Exercise description: Reproduce, character for character, the lines below from the first through the one with "x = list(range(len(years)))". Leave pictures out.

Material provided:
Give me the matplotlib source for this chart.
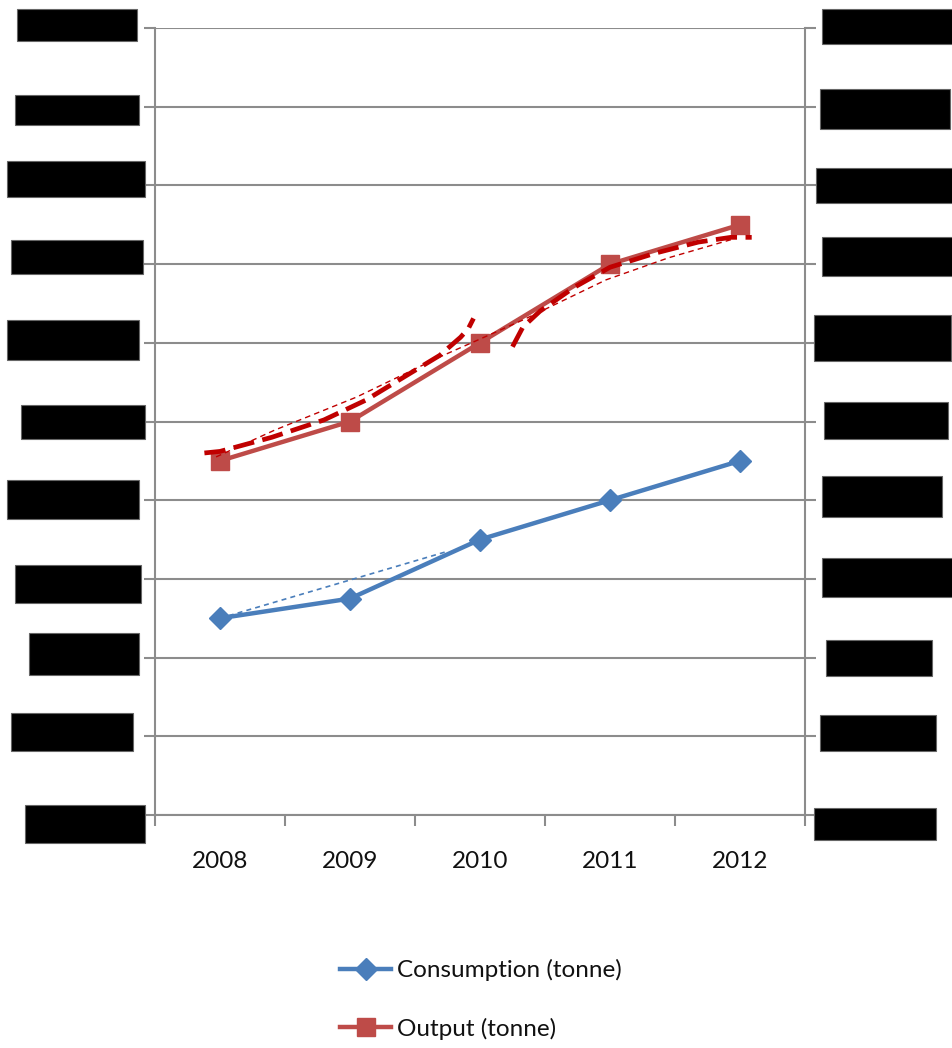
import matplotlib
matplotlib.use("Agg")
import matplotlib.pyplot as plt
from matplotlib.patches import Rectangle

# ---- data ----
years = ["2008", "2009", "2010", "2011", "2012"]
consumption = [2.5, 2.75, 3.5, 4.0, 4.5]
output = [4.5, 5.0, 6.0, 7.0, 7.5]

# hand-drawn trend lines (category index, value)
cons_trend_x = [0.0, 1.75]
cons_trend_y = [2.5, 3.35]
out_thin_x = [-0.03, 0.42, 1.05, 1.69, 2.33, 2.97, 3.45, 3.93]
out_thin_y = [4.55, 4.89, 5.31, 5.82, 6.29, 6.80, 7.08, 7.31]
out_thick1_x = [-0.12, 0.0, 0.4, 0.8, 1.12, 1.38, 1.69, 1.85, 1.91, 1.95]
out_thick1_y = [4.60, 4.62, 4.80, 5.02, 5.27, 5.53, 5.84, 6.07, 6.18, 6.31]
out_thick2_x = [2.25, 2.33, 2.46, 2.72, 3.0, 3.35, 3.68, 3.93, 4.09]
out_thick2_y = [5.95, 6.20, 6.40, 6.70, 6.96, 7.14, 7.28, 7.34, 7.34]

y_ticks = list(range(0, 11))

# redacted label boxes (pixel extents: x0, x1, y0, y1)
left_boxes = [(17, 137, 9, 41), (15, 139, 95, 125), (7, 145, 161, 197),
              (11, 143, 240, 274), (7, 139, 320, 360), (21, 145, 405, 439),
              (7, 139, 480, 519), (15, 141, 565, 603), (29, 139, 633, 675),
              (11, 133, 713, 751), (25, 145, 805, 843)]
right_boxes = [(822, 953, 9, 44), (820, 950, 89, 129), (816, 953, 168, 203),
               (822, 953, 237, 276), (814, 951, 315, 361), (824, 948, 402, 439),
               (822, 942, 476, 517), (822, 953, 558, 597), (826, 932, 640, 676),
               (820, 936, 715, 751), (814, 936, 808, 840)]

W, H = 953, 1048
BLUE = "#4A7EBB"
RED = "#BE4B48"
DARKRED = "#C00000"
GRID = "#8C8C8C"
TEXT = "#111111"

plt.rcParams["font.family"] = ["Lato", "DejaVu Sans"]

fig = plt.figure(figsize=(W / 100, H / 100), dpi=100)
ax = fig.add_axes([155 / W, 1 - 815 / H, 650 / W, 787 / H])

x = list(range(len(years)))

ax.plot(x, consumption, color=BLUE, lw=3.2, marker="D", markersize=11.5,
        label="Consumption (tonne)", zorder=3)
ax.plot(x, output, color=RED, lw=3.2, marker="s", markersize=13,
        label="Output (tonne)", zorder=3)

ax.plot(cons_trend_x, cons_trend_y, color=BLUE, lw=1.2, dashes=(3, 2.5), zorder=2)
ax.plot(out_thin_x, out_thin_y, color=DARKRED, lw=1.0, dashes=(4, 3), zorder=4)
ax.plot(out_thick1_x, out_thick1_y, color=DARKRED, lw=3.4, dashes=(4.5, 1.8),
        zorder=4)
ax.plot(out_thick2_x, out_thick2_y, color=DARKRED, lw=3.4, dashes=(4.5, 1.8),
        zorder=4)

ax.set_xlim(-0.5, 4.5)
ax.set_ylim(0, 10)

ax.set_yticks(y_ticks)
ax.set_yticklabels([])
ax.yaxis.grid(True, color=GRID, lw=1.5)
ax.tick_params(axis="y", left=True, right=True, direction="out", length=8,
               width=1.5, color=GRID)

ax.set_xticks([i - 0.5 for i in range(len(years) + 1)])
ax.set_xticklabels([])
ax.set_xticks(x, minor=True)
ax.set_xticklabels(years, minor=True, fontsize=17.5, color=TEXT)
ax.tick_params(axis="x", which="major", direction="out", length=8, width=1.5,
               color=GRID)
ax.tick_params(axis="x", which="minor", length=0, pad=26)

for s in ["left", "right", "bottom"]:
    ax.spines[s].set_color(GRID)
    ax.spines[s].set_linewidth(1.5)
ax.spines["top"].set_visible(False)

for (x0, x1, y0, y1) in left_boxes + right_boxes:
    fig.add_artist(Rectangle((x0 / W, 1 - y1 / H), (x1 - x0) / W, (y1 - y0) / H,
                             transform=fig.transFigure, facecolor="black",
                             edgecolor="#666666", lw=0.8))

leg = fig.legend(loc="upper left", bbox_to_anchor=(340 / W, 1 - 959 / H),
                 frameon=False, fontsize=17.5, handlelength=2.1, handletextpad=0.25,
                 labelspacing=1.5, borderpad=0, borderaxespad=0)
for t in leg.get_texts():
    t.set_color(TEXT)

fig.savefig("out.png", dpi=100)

Full answer:
Give me the matplotlib source for this chart.
import matplotlib
matplotlib.use("Agg")
import matplotlib.pyplot as plt
from matplotlib.patches import Rectangle

# ---- data ----
years = ["2008", "2009", "2010", "2011", "2012"]
consumption = [2.5, 2.75, 3.5, 4.0, 4.5]
output = [4.5, 5.0, 6.0, 7.0, 7.5]

# hand-drawn trend lines (category index, value)
cons_trend_x = [0.0, 1.75]
cons_trend_y = [2.5, 3.35]
out_thin_x = [-0.03, 0.42, 1.05, 1.69, 2.33, 2.97, 3.45, 3.93]
out_thin_y = [4.55, 4.89, 5.31, 5.82, 6.29, 6.80, 7.08, 7.31]
out_thick1_x = [-0.12, 0.0, 0.4, 0.8, 1.12, 1.38, 1.69, 1.85, 1.91, 1.95]
out_thick1_y = [4.60, 4.62, 4.80, 5.02, 5.27, 5.53, 5.84, 6.07, 6.18, 6.31]
out_thick2_x = [2.25, 2.33, 2.46, 2.72, 3.0, 3.35, 3.68, 3.93, 4.09]
out_thick2_y = [5.95, 6.20, 6.40, 6.70, 6.96, 7.14, 7.28, 7.34, 7.34]

y_ticks = list(range(0, 11))

# redacted label boxes (pixel extents: x0, x1, y0, y1)
left_boxes = [(17, 137, 9, 41), (15, 139, 95, 125), (7, 145, 161, 197),
              (11, 143, 240, 274), (7, 139, 320, 360), (21, 145, 405, 439),
              (7, 139, 480, 519), (15, 141, 565, 603), (29, 139, 633, 675),
              (11, 133, 713, 751), (25, 145, 805, 843)]
right_boxes = [(822, 953, 9, 44), (820, 950, 89, 129), (816, 953, 168, 203),
               (822, 953, 237, 276), (814, 951, 315, 361), (824, 948, 402, 439),
               (822, 942, 476, 517), (822, 953, 558, 597), (826, 932, 640, 676),
               (820, 936, 715, 751), (814, 936, 808, 840)]

W, H = 953, 1048
BLUE = "#4A7EBB"
RED = "#BE4B48"
DARKRED = "#C00000"
GRID = "#8C8C8C"
TEXT = "#111111"

plt.rcParams["font.family"] = ["Lato", "DejaVu Sans"]

fig = plt.figure(figsize=(W / 100, H / 100), dpi=100)
ax = fig.add_axes([155 / W, 1 - 815 / H, 650 / W, 787 / H])

x = list(range(len(years)))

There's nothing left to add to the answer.